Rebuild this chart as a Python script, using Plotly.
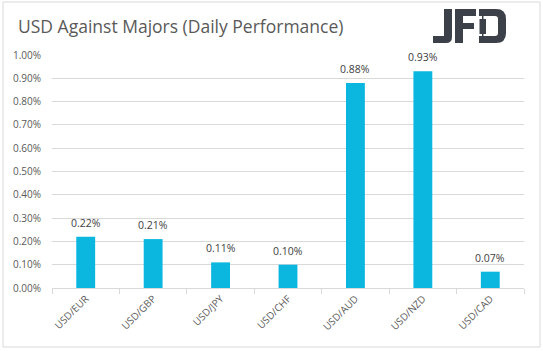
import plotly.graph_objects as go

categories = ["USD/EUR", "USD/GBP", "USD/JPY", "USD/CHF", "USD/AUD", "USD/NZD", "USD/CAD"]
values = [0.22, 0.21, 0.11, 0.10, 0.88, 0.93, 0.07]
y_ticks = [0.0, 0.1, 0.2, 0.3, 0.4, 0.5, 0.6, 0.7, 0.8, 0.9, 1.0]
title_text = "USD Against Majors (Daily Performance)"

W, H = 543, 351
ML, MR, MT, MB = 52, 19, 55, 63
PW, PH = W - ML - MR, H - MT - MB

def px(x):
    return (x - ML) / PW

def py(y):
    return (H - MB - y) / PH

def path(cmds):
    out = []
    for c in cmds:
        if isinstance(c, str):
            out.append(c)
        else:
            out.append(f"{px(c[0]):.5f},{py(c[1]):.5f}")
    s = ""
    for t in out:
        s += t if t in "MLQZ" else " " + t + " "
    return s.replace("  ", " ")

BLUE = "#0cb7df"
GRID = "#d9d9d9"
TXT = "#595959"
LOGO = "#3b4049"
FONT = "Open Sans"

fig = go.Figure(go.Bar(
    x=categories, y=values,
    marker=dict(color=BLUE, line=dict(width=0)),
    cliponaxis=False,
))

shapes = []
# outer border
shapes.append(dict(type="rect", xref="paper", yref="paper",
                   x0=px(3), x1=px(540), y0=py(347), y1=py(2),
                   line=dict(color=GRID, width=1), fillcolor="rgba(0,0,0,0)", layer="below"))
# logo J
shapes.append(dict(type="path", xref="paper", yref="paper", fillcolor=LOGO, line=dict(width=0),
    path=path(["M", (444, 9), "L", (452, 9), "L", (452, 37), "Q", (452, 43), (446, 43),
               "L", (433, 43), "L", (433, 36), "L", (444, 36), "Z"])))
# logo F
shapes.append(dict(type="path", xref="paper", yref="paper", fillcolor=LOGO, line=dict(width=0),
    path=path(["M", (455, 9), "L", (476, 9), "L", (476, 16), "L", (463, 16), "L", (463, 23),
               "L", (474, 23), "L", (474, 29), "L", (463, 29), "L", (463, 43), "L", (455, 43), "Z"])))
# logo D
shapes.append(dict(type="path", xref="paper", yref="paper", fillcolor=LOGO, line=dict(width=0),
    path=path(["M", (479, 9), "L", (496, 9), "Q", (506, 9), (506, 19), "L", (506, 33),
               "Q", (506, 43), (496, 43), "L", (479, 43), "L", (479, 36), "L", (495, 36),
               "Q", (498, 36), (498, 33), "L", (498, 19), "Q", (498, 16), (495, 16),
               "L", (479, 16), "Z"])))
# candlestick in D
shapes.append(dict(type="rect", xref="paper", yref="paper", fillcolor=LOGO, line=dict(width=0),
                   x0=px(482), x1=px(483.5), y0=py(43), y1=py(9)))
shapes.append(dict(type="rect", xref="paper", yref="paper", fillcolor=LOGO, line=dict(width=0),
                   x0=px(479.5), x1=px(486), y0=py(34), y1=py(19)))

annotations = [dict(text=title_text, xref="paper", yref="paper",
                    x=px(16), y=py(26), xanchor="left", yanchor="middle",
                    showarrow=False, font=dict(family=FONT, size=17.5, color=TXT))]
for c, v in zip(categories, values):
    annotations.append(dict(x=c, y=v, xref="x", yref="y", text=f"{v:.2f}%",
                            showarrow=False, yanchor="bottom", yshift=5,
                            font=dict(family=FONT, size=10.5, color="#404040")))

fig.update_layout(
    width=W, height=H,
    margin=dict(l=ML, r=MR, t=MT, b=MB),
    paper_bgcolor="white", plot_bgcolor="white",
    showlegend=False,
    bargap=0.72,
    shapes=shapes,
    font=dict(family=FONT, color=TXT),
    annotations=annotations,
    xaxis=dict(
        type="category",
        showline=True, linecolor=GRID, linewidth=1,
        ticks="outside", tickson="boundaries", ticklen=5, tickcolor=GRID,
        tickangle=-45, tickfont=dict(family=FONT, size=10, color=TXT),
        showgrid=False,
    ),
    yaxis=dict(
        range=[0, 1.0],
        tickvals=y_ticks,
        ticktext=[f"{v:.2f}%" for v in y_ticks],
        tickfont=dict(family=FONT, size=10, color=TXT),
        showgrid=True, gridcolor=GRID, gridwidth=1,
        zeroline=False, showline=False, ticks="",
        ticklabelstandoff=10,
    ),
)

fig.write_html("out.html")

* * * * *

Request: Give back exactly the lines from the first line of the data through the line with "return (H - MB - y) / PH", pictures excluded.

Solution below:
Rebuild this chart as a Python script, using Plotly.
import plotly.graph_objects as go

categories = ["USD/EUR", "USD/GBP", "USD/JPY", "USD/CHF", "USD/AUD", "USD/NZD", "USD/CAD"]
values = [0.22, 0.21, 0.11, 0.10, 0.88, 0.93, 0.07]
y_ticks = [0.0, 0.1, 0.2, 0.3, 0.4, 0.5, 0.6, 0.7, 0.8, 0.9, 1.0]
title_text = "USD Against Majors (Daily Performance)"

W, H = 543, 351
ML, MR, MT, MB = 52, 19, 55, 63
PW, PH = W - ML - MR, H - MT - MB

def px(x):
    return (x - ML) / PW

def py(y):
    return (H - MB - y) / PH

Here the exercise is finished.